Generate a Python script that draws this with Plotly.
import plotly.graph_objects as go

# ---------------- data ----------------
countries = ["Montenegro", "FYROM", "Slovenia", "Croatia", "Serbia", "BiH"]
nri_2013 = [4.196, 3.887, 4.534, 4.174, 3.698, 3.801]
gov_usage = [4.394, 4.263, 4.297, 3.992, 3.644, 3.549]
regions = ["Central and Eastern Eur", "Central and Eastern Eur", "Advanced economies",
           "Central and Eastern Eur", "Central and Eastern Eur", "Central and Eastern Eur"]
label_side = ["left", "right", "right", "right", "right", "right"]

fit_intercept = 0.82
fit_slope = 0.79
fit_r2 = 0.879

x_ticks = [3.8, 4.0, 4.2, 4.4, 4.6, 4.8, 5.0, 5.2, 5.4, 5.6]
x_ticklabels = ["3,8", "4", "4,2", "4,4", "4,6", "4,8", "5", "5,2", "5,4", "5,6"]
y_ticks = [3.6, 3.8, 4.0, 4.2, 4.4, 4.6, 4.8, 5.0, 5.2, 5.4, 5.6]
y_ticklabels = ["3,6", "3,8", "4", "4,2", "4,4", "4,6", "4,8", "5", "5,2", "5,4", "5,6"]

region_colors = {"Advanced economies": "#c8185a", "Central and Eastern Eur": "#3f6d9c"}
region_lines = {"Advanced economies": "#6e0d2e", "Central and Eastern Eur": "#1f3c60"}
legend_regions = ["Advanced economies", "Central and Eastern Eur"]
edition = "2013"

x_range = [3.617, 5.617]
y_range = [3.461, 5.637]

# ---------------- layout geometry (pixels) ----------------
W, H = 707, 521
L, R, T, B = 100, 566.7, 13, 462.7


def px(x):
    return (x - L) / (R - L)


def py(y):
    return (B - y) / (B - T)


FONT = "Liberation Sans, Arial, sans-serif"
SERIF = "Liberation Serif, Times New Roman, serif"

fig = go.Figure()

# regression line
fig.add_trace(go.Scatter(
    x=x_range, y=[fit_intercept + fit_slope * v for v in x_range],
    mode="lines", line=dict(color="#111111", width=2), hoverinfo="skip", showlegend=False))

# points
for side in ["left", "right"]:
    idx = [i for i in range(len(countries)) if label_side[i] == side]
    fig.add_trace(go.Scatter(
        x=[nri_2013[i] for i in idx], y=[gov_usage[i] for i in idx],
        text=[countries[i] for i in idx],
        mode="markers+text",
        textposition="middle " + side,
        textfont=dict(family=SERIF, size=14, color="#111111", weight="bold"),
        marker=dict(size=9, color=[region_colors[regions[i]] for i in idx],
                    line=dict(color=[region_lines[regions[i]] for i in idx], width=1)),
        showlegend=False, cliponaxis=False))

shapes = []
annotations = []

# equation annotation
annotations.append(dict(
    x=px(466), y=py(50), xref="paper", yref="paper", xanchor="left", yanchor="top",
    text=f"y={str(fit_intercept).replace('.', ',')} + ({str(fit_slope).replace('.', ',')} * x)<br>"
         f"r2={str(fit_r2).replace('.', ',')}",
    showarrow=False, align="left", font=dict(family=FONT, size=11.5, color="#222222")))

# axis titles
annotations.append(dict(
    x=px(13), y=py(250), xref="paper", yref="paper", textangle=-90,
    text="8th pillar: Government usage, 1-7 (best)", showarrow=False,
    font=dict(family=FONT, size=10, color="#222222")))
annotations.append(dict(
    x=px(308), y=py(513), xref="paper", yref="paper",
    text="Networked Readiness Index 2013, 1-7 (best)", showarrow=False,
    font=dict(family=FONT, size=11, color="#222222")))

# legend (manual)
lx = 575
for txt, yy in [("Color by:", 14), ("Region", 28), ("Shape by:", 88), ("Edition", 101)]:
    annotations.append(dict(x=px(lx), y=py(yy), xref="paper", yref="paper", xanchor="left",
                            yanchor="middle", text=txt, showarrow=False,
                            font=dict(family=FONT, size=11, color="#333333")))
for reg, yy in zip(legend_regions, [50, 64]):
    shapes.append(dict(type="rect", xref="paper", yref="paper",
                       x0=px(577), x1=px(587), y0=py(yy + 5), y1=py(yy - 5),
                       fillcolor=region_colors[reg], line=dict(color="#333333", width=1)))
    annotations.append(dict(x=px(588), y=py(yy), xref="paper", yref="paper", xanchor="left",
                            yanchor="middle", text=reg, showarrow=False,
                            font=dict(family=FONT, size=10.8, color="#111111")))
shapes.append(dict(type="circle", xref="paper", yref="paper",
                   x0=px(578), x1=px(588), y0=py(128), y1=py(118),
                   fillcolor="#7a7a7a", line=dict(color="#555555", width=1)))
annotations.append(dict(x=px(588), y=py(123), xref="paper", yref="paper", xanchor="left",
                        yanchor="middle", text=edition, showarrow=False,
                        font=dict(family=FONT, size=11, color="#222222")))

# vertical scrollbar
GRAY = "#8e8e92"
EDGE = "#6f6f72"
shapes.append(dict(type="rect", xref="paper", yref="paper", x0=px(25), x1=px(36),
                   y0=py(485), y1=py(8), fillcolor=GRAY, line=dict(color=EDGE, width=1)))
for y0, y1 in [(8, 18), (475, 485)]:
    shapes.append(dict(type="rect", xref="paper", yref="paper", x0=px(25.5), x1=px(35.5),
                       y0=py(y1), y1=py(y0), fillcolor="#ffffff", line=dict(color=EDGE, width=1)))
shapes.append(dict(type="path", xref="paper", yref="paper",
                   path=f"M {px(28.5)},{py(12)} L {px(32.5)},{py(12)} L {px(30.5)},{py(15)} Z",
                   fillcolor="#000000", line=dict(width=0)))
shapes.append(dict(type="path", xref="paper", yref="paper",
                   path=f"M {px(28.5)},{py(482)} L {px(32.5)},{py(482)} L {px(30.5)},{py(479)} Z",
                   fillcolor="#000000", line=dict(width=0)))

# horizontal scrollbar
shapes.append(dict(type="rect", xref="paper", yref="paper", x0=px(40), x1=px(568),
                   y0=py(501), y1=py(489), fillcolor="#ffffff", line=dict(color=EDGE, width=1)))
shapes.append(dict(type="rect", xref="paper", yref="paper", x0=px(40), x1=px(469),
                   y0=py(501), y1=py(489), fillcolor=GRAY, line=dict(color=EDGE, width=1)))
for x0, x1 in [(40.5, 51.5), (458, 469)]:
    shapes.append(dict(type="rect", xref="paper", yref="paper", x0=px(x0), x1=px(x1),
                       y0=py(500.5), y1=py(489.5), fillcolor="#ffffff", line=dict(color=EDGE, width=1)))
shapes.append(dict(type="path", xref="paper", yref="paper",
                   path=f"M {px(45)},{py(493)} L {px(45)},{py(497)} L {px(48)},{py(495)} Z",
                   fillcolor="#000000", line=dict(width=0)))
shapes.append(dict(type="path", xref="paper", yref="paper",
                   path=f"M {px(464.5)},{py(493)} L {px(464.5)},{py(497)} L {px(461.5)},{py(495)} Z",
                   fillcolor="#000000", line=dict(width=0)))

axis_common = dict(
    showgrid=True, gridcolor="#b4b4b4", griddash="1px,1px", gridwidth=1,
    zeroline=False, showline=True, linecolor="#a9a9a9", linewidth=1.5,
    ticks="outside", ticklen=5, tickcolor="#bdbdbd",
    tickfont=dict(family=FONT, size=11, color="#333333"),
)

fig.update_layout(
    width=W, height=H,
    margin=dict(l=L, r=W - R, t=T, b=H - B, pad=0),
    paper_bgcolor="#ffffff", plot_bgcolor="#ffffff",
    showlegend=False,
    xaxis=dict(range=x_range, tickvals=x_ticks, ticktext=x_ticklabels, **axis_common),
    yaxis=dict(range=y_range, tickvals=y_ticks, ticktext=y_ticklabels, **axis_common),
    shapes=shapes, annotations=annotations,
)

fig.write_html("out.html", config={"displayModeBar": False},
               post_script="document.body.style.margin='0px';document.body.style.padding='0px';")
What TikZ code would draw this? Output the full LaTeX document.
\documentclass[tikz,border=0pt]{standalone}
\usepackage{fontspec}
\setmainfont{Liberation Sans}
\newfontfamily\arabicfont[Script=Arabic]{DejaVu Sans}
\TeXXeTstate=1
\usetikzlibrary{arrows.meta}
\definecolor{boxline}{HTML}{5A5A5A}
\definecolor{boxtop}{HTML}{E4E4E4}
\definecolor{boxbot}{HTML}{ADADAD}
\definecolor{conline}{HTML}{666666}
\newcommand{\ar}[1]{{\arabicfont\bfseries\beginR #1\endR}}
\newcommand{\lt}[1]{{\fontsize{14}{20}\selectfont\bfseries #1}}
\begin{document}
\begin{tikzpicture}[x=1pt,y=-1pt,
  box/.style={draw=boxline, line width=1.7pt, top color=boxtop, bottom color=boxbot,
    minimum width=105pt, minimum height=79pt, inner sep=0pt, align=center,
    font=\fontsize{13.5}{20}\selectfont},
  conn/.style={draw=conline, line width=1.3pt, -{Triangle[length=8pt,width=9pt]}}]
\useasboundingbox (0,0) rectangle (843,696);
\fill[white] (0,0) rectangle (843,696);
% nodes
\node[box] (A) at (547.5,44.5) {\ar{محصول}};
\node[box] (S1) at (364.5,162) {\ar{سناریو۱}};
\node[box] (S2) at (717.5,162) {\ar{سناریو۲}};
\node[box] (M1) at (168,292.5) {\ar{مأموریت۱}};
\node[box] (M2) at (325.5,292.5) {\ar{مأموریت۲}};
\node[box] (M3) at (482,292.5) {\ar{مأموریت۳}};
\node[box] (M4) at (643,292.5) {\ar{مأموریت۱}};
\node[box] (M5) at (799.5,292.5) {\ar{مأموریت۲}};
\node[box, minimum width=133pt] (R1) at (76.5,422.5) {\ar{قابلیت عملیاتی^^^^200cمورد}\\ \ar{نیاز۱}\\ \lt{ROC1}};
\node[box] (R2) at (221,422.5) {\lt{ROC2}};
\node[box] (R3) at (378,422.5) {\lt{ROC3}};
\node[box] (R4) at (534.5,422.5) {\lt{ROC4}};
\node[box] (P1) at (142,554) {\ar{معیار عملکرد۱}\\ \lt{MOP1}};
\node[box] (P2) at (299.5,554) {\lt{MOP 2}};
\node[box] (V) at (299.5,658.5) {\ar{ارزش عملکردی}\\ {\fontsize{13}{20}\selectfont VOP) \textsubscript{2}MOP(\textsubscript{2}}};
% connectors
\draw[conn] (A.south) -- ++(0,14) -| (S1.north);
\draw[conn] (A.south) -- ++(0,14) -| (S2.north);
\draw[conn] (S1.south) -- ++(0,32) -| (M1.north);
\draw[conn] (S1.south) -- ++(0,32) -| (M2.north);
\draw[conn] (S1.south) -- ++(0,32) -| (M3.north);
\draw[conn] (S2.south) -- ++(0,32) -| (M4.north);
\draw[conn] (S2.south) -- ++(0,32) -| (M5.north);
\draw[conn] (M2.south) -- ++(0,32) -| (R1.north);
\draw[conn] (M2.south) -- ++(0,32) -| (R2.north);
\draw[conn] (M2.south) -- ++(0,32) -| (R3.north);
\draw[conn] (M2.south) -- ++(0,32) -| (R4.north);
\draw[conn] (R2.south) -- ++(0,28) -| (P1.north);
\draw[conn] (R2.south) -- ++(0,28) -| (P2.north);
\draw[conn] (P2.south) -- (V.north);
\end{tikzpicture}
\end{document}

TASK OBJECTIVE: Return exactly what appears above, from the first line of the entries to the line with "import plotly.graph_objects as go", inclusive.

RESPONSE TO THE TASK:
Generate a Python script that draws this with Plotly.
import plotly.graph_objects as go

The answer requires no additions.